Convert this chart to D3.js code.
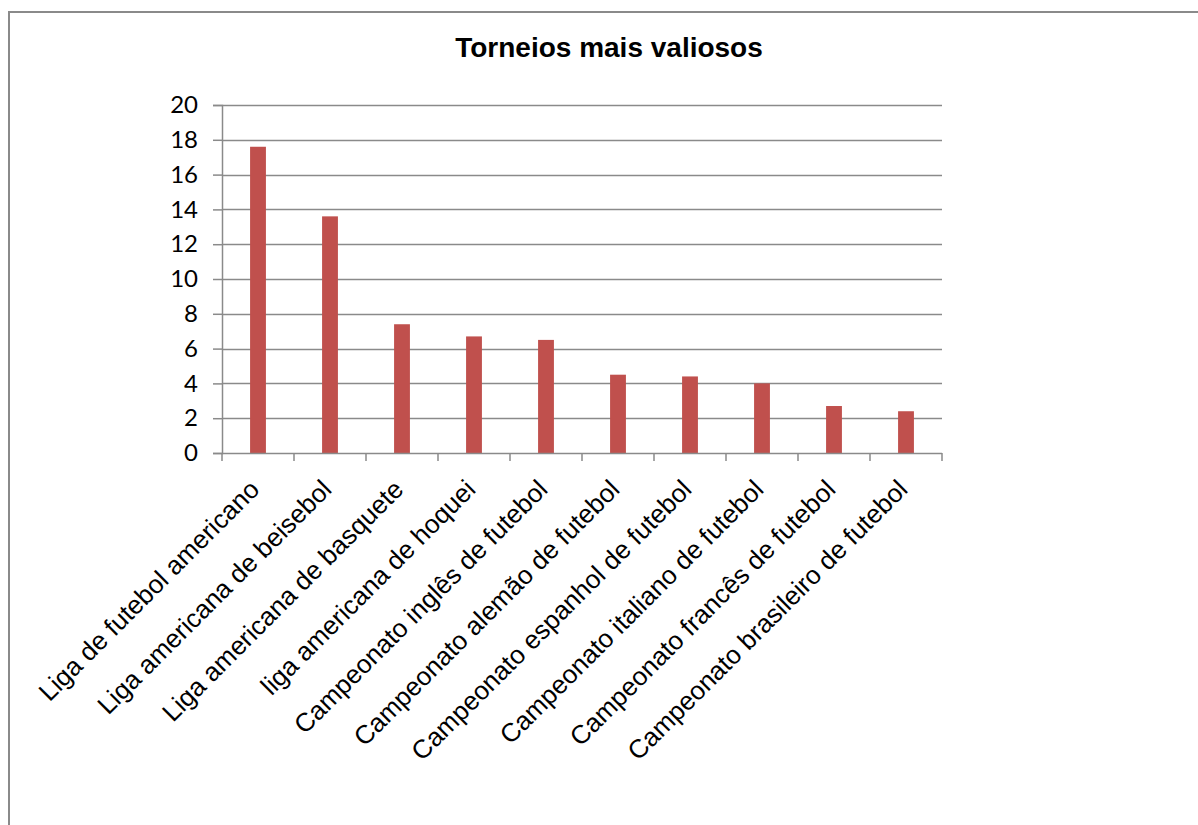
<!DOCTYPE html>
<html>
<head>
<meta charset="utf-8">
<script src="https://cdn.jsdelivr.net/npm/d3@7"></script>
<style>
  body { margin: 0; background: #fff; }
  svg { display: block; }
</style>
</head>
<body>
<svg id="chart" width="1198" height="825"></svg>
<script>
// data
var categories = [
  "Liga de futebol americano",
  "Liga americana de beisebol",
  "Liga americana de basquete",
  "liga americana de hoquei",
  "Campeonato inglês de futebol",
  "Campeonato alemão de futebol",
  "Campeonato espanhol de futebol",
  "Campeonato italiano de futebol",
  "Campeonato francês de futebol",
  "Campeonato brasileiro de futebol"
];
var values = [17.6, 13.6, 7.4, 6.7, 6.5, 4.5, 4.4, 4.0, 2.7, 2.4];
var yTicks = [0, 2, 4, 6, 8, 10, 12, 14, 16, 18, 20];
var chartTitle = "Torneios mais valiosos";

var svg = d3.select("#chart");

var plotLeft = 222,
    plotRight = 942,
    plotTop = 105,
    plotBottom = 453,
    gridColor = "#8a8a8a",
    barColor = "#c0504d",
    labelFont = "Liberation Sans, Arial, sans-serif";

// outer chart frame (right and bottom edges fall outside the picture)
svg.append("rect")
  .attr("x", 9)
  .attr("y", 12)
  .attr("width", 1260)
  .attr("height", 900)
  .attr("fill", "none")
  .attr("stroke", gridColor)
  .attr("stroke-width", 2);

svg.append("text")
  .attr("x", 609)
  .attr("y", 57)
  .attr("text-anchor", "middle")
  .style("font-family", labelFont)
  .style("font-weight", "bold")
  .style("font-size", "28px")
  .attr("fill", "#000")
  .text(chartTitle);

var x = d3.scaleBand()
  .domain(categories)
  .range([plotLeft, plotRight])
  .paddingInner(0)
  .paddingOuter(0);

var y = d3.scaleLinear()
  .domain([0, 20])
  .range([plotBottom, plotTop]);

// gridlines
svg.append("g")
  .selectAll("line")
  .data(yTicks.filter(function(d){ return d > 0; }))
  .enter().append("line")
  .attr("x1", plotLeft)
  .attr("x2", plotRight)
  .attr("y1", function(d){ return Math.round(y(d)) + 0.5; })
  .attr("y2", function(d){ return Math.round(y(d)) + 0.5; })
  .attr("stroke", gridColor)
  .attr("stroke-width", 1.5);

// bars
var barW = x.bandwidth() * 0.22;
svg.append("g")
  .selectAll("rect")
  .data(values)
  .enter().append("rect")
  .attr("x", function(d, i){ return x(categories[i]) + x.bandwidth()/2 - barW/2; })
  .attr("y", function(d){ return y(d); })
  .attr("width", barW)
  .attr("height", function(d){ return y(0) - y(d); })
  .attr("fill", barColor);

// y axis
var yAxis = svg.append("g")
  .attr("transform", "translate(" + plotLeft + ",0)")
  .call(d3.axisLeft(y).tickValues(yTicks).tickSize(9).tickPadding(15).tickFormat(d3.format("d")));
yAxis.select(".domain").attr("stroke", gridColor).attr("stroke-width", 1.5);
yAxis.selectAll(".tick line").attr("stroke", gridColor).attr("stroke-width", 1.5);
yAxis.selectAll(".tick text")
  .style("font-family", "Lato, 'Open Sans', sans-serif")
  .style("font-size", "24px")
  .attr("fill", "#000");

// x axis: ticks on band edges
var xAxisG = svg.append("g")
  .attr("transform", "translate(0," + plotBottom + ")");
xAxisG.append("line")
  .attr("x1", plotLeft)
  .attr("x2", plotRight)
  .attr("y1", 0.5)
  .attr("y2", 0.5)
  .attr("stroke", gridColor)
  .attr("stroke-width", 1.5);
var edges = categories.map(function(c){ return x(c); }).concat([plotRight]);
xAxisG.selectAll("line.edge")
  .data(edges)
  .enter().append("line")
  .attr("class", "edge")
  .attr("x1", function(d){ return d; })
  .attr("x2", function(d){ return d; })
  .attr("y1", 0)
  .attr("y2", 8)
  .attr("stroke", gridColor)
  .attr("stroke-width", 1.5);

// rotated category labels
xAxisG.selectAll("text")
  .data(categories)
  .enter().append("text")
  .attr("transform", function(d){
    var cx = x(d) + x.bandwidth()/2 + 3;
    return "translate(" + cx + ",38) rotate(-45)";
  })
  .attr("text-anchor", "end")
  .style("font-family", labelFont)
  .style("font-size", "26px")
  .attr("fill", "#000")
  .text(function(d){ return d; });
</script>
</body>
</html>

EXERCISE OBJECTIVE – Without the pictures, output the full listing exactly as it stands.

SOLUTION FOR THIS TASK –
Convert this chart to D3.js code.
<!DOCTYPE html>
<html>
<head>
<meta charset="utf-8">
<script src="https://cdn.jsdelivr.net/npm/d3@7"></script>
<style>
  body { margin: 0; background: #fff; }
  svg { display: block; }
</style>
</head>
<body>
<svg id="chart" width="1198" height="825"></svg>
<script>
// data
var categories = [
  "Liga de futebol americano",
  "Liga americana de beisebol",
  "Liga americana de basquete",
  "liga americana de hoquei",
  "Campeonato inglês de futebol",
  "Campeonato alemão de futebol",
  "Campeonato espanhol de futebol",
  "Campeonato italiano de futebol",
  "Campeonato francês de futebol",
  "Campeonato brasileiro de futebol"
];
var values = [17.6, 13.6, 7.4, 6.7, 6.5, 4.5, 4.4, 4.0, 2.7, 2.4];
var yTicks = [0, 2, 4, 6, 8, 10, 12, 14, 16, 18, 20];
var chartTitle = "Torneios mais valiosos";

var svg = d3.select("#chart");

var plotLeft = 222,
    plotRight = 942,
    plotTop = 105,
    plotBottom = 453,
    gridColor = "#8a8a8a",
    barColor = "#c0504d",
    labelFont = "Liberation Sans, Arial, sans-serif";

// outer chart frame (right and bottom edges fall outside the picture)
svg.append("rect")
  .attr("x", 9)
  .attr("y", 12)
  .attr("width", 1260)
  .attr("height", 900)
  .attr("fill", "none")
  .attr("stroke", gridColor)
  .attr("stroke-width", 2);

svg.append("text")
  .attr("x", 609)
  .attr("y", 57)
  .attr("text-anchor", "middle")
  .style("font-family", labelFont)
  .style("font-weight", "bold")
  .style("font-size", "28px")
  .attr("fill", "#000")
  .text(chartTitle);

var x = d3.scaleBand()
  .domain(categories)
  .range([plotLeft, plotRight])
  .paddingInner(0)
  .paddingOuter(0);

var y = d3.scaleLinear()
  .domain([0, 20])
  .range([plotBottom, plotTop]);

// gridlines
svg.append("g")
  .selectAll("line")
  .data(yTicks.filter(function(d){ return d > 0; }))
  .enter().append("line")
  .attr("x1", plotLeft)
  .attr("x2", plotRight)
  .attr("y1", function(d){ return Math.round(y(d)) + 0.5; })
  .attr("y2", function(d){ return Math.round(y(d)) + 0.5; })
  .attr("stroke", gridColor)
  .attr("stroke-width", 1.5);

// bars
var barW = x.bandwidth() * 0.22;
svg.append("g")
  .selectAll("rect")
  .data(values)
  .enter().append("rect")
  .attr("x", function(d, i){ return x(categories[i]) + x.bandwidth()/2 - barW/2; })
  .attr("y", function(d){ return y(d); })
  .attr("width", barW)
  .attr("height", function(d){ return y(0) - y(d); })
  .attr("fill", barColor);

// y axis
var yAxis = svg.append("g")
  .attr("transform", "translate(" + plotLeft + ",0)")
  .call(d3.axisLeft(y).tickValues(yTicks).tickSize(9).tickPadding(15).tickFormat(d3.format("d")));
yAxis.select(".domain").attr("stroke", gridColor).attr("stroke-width", 1.5);
yAxis.selectAll(".tick line").attr("stroke", gridColor).attr("stroke-width", 1.5);
yAxis.selectAll(".tick text")
  .style("font-family", "Lato, 'Open Sans', sans-serif")
  .style("font-size", "24px")
  .attr("fill", "#000");

// x axis: ticks on band edges
var xAxisG = svg.append("g")
  .attr("transform", "translate(0," + plotBottom + ")");
xAxisG.append("line")
  .attr("x1", plotLeft)
  .attr("x2", plotRight)
  .attr("y1", 0.5)
  .attr("y2", 0.5)
  .attr("stroke", gridColor)
  .attr("stroke-width", 1.5);
var edges = categories.map(function(c){ return x(c); }).concat([plotRight]);
xAxisG.selectAll("line.edge")
  .data(edges)
  .enter().append("line")
  .attr("class", "edge")
  .attr("x1", function(d){ return d; })
  .attr("x2", function(d){ return d; })
  .attr("y1", 0)
  .attr("y2", 8)
  .attr("stroke", gridColor)
  .attr("stroke-width", 1.5);

// rotated category labels
xAxisG.selectAll("text")
  .data(categories)
  .enter().append("text")
  .attr("transform", function(d){
    var cx = x(d) + x.bandwidth()/2 + 3;
    return "translate(" + cx + ",38) rotate(-45)";
  })
  .attr("text-anchor", "end")
  .style("font-family", labelFont)
  .style("font-size", "26px")
  .attr("fill", "#000")
  .text(function(d){ return d; });
</script>
</body>
</html>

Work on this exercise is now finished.